Written task:
Repeat the listing word for word. No pictures belong in the copy.

Given data:
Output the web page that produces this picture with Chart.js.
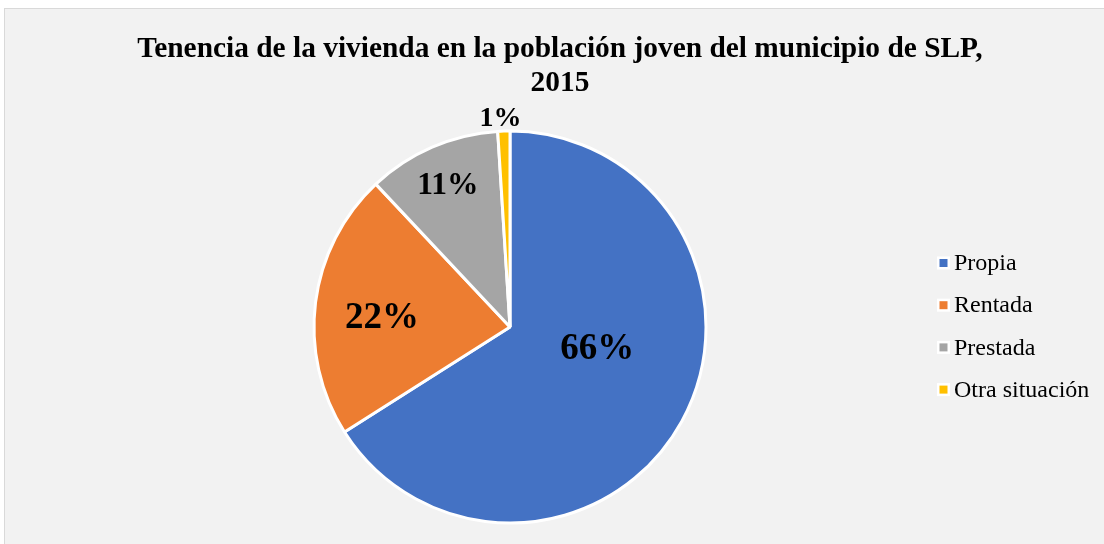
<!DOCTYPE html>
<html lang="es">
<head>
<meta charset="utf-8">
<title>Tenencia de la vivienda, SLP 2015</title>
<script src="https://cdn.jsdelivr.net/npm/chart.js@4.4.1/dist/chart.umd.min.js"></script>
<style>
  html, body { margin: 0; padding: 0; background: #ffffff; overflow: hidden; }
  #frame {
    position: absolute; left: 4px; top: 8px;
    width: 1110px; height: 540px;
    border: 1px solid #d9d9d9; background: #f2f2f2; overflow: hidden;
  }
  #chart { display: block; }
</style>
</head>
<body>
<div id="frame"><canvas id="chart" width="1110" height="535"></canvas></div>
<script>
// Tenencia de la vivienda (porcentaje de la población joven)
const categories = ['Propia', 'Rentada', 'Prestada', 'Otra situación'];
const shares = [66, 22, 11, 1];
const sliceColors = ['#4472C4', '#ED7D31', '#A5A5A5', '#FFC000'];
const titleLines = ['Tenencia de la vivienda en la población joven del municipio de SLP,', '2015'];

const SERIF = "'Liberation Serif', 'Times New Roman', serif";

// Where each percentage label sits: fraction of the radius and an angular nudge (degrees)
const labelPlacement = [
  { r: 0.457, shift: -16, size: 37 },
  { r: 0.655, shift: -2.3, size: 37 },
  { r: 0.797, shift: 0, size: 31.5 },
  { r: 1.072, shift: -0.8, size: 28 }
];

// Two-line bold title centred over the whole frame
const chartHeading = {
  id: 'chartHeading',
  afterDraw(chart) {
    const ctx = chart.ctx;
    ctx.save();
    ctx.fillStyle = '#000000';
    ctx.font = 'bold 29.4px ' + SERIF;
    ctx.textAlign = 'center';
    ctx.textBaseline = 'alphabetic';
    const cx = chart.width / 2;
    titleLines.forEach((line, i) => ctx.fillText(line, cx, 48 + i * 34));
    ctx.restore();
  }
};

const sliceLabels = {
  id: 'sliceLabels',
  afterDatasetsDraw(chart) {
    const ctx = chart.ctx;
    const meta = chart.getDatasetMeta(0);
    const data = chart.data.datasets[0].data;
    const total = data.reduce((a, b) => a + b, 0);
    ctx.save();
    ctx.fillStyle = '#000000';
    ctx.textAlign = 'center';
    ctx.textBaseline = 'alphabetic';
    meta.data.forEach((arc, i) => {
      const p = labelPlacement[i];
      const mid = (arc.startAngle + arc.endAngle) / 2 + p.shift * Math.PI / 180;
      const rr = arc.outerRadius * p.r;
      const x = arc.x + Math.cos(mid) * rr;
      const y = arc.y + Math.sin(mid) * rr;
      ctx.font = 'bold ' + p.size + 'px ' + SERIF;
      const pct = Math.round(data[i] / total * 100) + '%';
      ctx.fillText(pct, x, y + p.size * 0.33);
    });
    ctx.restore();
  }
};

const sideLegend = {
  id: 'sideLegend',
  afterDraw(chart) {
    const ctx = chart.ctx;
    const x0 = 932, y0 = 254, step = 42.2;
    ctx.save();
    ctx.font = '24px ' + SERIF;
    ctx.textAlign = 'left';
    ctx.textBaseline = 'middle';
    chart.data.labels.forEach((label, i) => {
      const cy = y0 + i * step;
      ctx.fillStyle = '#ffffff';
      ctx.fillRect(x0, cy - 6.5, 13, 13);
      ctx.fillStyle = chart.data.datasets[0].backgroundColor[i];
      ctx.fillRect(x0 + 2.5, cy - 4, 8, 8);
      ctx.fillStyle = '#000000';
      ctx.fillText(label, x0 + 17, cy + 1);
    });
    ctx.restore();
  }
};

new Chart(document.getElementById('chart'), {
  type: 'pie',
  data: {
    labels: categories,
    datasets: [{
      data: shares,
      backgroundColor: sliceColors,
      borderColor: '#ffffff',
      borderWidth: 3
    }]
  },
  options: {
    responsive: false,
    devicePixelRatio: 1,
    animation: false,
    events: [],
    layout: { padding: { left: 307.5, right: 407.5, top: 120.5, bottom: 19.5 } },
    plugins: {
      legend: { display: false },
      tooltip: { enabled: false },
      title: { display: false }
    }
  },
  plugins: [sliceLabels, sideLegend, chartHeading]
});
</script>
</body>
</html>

Completed exercise:
Output the web page that produces this picture with Chart.js.
<!DOCTYPE html>
<html lang="es">
<head>
<meta charset="utf-8">
<title>Tenencia de la vivienda, SLP 2015</title>
<script src="https://cdn.jsdelivr.net/npm/chart.js@4.4.1/dist/chart.umd.min.js"></script>
<style>
  html, body { margin: 0; padding: 0; background: #ffffff; overflow: hidden; }
  #frame {
    position: absolute; left: 4px; top: 8px;
    width: 1110px; height: 540px;
    border: 1px solid #d9d9d9; background: #f2f2f2; overflow: hidden;
  }
  #chart { display: block; }
</style>
</head>
<body>
<div id="frame"><canvas id="chart" width="1110" height="535"></canvas></div>
<script>
// Tenencia de la vivienda (porcentaje de la población joven)
const categories = ['Propia', 'Rentada', 'Prestada', 'Otra situación'];
const shares = [66, 22, 11, 1];
const sliceColors = ['#4472C4', '#ED7D31', '#A5A5A5', '#FFC000'];
const titleLines = ['Tenencia de la vivienda en la población joven del municipio de SLP,', '2015'];

const SERIF = "'Liberation Serif', 'Times New Roman', serif";

// Where each percentage label sits: fraction of the radius and an angular nudge (degrees)
const labelPlacement = [
  { r: 0.457, shift: -16, size: 37 },
  { r: 0.655, shift: -2.3, size: 37 },
  { r: 0.797, shift: 0, size: 31.5 },
  { r: 1.072, shift: -0.8, size: 28 }
];

// Two-line bold title centred over the whole frame
const chartHeading = {
  id: 'chartHeading',
  afterDraw(chart) {
    const ctx = chart.ctx;
    ctx.save();
    ctx.fillStyle = '#000000';
    ctx.font = 'bold 29.4px ' + SERIF;
    ctx.textAlign = 'center';
    ctx.textBaseline = 'alphabetic';
    const cx = chart.width / 2;
    titleLines.forEach((line, i) => ctx.fillText(line, cx, 48 + i * 34));
    ctx.restore();
  }
};

const sliceLabels = {
  id: 'sliceLabels',
  afterDatasetsDraw(chart) {
    const ctx = chart.ctx;
    const meta = chart.getDatasetMeta(0);
    const data = chart.data.datasets[0].data;
    const total = data.reduce((a, b) => a + b, 0);
    ctx.save();
    ctx.fillStyle = '#000000';
    ctx.textAlign = 'center';
    ctx.textBaseline = 'alphabetic';
    meta.data.forEach((arc, i) => {
      const p = labelPlacement[i];
      const mid = (arc.startAngle + arc.endAngle) / 2 + p.shift * Math.PI / 180;
      const rr = arc.outerRadius * p.r;
      const x = arc.x + Math.cos(mid) * rr;
      const y = arc.y + Math.sin(mid) * rr;
      ctx.font = 'bold ' + p.size + 'px ' + SERIF;
      const pct = Math.round(data[i] / total * 100) + '%';
      ctx.fillText(pct, x, y + p.size * 0.33);
    });
    ctx.restore();
  }
};

const sideLegend = {
  id: 'sideLegend',
  afterDraw(chart) {
    const ctx = chart.ctx;
    const x0 = 932, y0 = 254, step = 42.2;
    ctx.save();
    ctx.font = '24px ' + SERIF;
    ctx.textAlign = 'left';
    ctx.textBaseline = 'middle';
    chart.data.labels.forEach((label, i) => {
      const cy = y0 + i * step;
      ctx.fillStyle = '#ffffff';
      ctx.fillRect(x0, cy - 6.5, 13, 13);
      ctx.fillStyle = chart.data.datasets[0].backgroundColor[i];
      ctx.fillRect(x0 + 2.5, cy - 4, 8, 8);
      ctx.fillStyle = '#000000';
      ctx.fillText(label, x0 + 17, cy + 1);
    });
    ctx.restore();
  }
};

new Chart(document.getElementById('chart'), {
  type: 'pie',
  data: {
    labels: categories,
    datasets: [{
      data: shares,
      backgroundColor: sliceColors,
      borderColor: '#ffffff',
      borderWidth: 3
    }]
  },
  options: {
    responsive: false,
    devicePixelRatio: 1,
    animation: false,
    events: [],
    layout: { padding: { left: 307.5, right: 407.5, top: 120.5, bottom: 19.5 } },
    plugins: {
      legend: { display: false },
      tooltip: { enabled: false },
      title: { display: false }
    }
  },
  plugins: [sliceLabels, sideLegend, chartHeading]
});
</script>
</body>
</html>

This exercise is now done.